▶ **The exercise**
Write out the entire listing below exactly as it appears, minus any pictures.

─── Material

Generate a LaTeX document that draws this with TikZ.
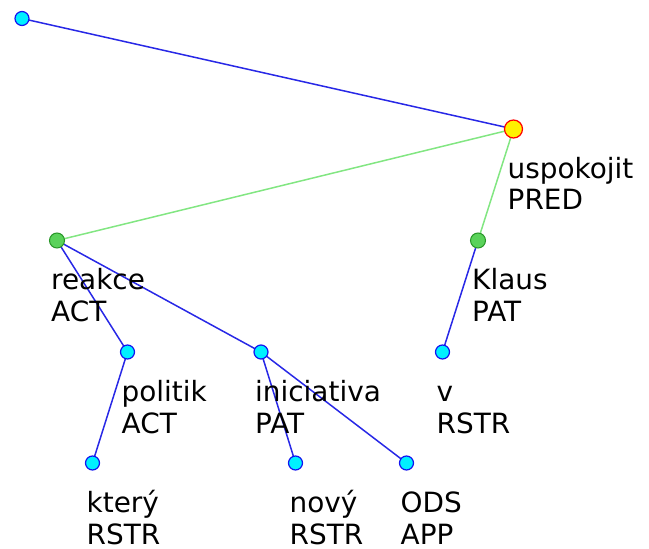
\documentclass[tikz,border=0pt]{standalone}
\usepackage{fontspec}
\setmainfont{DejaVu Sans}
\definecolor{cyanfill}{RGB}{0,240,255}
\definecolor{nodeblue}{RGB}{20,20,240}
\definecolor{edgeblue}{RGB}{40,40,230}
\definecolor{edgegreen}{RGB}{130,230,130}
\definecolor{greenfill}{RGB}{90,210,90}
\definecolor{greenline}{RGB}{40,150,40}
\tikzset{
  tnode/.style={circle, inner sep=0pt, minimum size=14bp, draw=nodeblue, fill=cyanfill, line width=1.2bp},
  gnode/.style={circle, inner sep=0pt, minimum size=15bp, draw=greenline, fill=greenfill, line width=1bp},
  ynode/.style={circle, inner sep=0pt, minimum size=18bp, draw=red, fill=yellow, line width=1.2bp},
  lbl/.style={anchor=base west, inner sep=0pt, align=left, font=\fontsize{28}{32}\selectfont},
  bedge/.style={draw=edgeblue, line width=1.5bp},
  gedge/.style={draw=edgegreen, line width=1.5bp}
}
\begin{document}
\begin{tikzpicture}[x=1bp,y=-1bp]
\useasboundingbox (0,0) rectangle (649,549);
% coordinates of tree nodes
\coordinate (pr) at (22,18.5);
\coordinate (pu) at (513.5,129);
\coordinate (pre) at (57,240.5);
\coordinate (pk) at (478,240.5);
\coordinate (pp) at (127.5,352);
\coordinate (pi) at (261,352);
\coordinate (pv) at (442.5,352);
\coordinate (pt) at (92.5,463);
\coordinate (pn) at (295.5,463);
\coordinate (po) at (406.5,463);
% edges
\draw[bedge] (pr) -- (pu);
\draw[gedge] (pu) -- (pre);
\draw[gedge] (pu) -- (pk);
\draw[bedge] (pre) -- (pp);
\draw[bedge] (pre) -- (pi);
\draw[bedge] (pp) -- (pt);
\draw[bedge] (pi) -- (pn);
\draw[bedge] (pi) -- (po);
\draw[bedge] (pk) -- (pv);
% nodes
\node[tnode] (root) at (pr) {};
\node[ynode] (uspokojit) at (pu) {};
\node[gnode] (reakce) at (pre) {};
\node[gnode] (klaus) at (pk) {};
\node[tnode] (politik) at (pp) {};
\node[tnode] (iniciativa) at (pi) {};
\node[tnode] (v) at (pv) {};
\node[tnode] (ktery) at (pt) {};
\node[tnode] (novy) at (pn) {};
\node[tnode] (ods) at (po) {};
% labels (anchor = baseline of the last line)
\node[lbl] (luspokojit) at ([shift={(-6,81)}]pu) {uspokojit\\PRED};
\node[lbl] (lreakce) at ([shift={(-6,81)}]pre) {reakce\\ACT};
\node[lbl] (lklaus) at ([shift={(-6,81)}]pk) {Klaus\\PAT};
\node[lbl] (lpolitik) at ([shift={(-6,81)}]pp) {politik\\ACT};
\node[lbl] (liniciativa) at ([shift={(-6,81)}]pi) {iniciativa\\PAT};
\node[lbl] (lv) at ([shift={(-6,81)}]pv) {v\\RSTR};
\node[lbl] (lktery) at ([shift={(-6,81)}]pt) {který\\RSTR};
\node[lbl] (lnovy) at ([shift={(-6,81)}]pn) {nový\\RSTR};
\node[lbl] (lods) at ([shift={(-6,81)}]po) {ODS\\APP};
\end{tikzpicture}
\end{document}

──────

▶ **Solution for this task**
Generate a LaTeX document that draws this with TikZ.
\documentclass[tikz,border=0pt]{standalone}
\usepackage{fontspec}
\setmainfont{DejaVu Sans}
\definecolor{cyanfill}{RGB}{0,240,255}
\definecolor{nodeblue}{RGB}{20,20,240}
\definecolor{edgeblue}{RGB}{40,40,230}
\definecolor{edgegreen}{RGB}{130,230,130}
\definecolor{greenfill}{RGB}{90,210,90}
\definecolor{greenline}{RGB}{40,150,40}
\tikzset{
  tnode/.style={circle, inner sep=0pt, minimum size=14bp, draw=nodeblue, fill=cyanfill, line width=1.2bp},
  gnode/.style={circle, inner sep=0pt, minimum size=15bp, draw=greenline, fill=greenfill, line width=1bp},
  ynode/.style={circle, inner sep=0pt, minimum size=18bp, draw=red, fill=yellow, line width=1.2bp},
  lbl/.style={anchor=base west, inner sep=0pt, align=left, font=\fontsize{28}{32}\selectfont},
  bedge/.style={draw=edgeblue, line width=1.5bp},
  gedge/.style={draw=edgegreen, line width=1.5bp}
}
\begin{document}
\begin{tikzpicture}[x=1bp,y=-1bp]
\useasboundingbox (0,0) rectangle (649,549);
% coordinates of tree nodes
\coordinate (pr) at (22,18.5);
\coordinate (pu) at (513.5,129);
\coordinate (pre) at (57,240.5);
\coordinate (pk) at (478,240.5);
\coordinate (pp) at (127.5,352);
\coordinate (pi) at (261,352);
\coordinate (pv) at (442.5,352);
\coordinate (pt) at (92.5,463);
\coordinate (pn) at (295.5,463);
\coordinate (po) at (406.5,463);
% edges
\draw[bedge] (pr) -- (pu);
\draw[gedge] (pu) -- (pre);
\draw[gedge] (pu) -- (pk);
\draw[bedge] (pre) -- (pp);
\draw[bedge] (pre) -- (pi);
\draw[bedge] (pp) -- (pt);
\draw[bedge] (pi) -- (pn);
\draw[bedge] (pi) -- (po);
\draw[bedge] (pk) -- (pv);
% nodes
\node[tnode] (root) at (pr) {};
\node[ynode] (uspokojit) at (pu) {};
\node[gnode] (reakce) at (pre) {};
\node[gnode] (klaus) at (pk) {};
\node[tnode] (politik) at (pp) {};
\node[tnode] (iniciativa) at (pi) {};
\node[tnode] (v) at (pv) {};
\node[tnode] (ktery) at (pt) {};
\node[tnode] (novy) at (pn) {};
\node[tnode] (ods) at (po) {};
% labels (anchor = baseline of the last line)
\node[lbl] (luspokojit) at ([shift={(-6,81)}]pu) {uspokojit\\PRED};
\node[lbl] (lreakce) at ([shift={(-6,81)}]pre) {reakce\\ACT};
\node[lbl] (lklaus) at ([shift={(-6,81)}]pk) {Klaus\\PAT};
\node[lbl] (lpolitik) at ([shift={(-6,81)}]pp) {politik\\ACT};
\node[lbl] (liniciativa) at ([shift={(-6,81)}]pi) {iniciativa\\PAT};
\node[lbl] (lv) at ([shift={(-6,81)}]pv) {v\\RSTR};
\node[lbl] (lktery) at ([shift={(-6,81)}]pt) {který\\RSTR};
\node[lbl] (lnovy) at ([shift={(-6,81)}]pn) {nový\\RSTR};
\node[lbl] (lods) at ([shift={(-6,81)}]po) {ODS\\APP};
\end{tikzpicture}
\end{document}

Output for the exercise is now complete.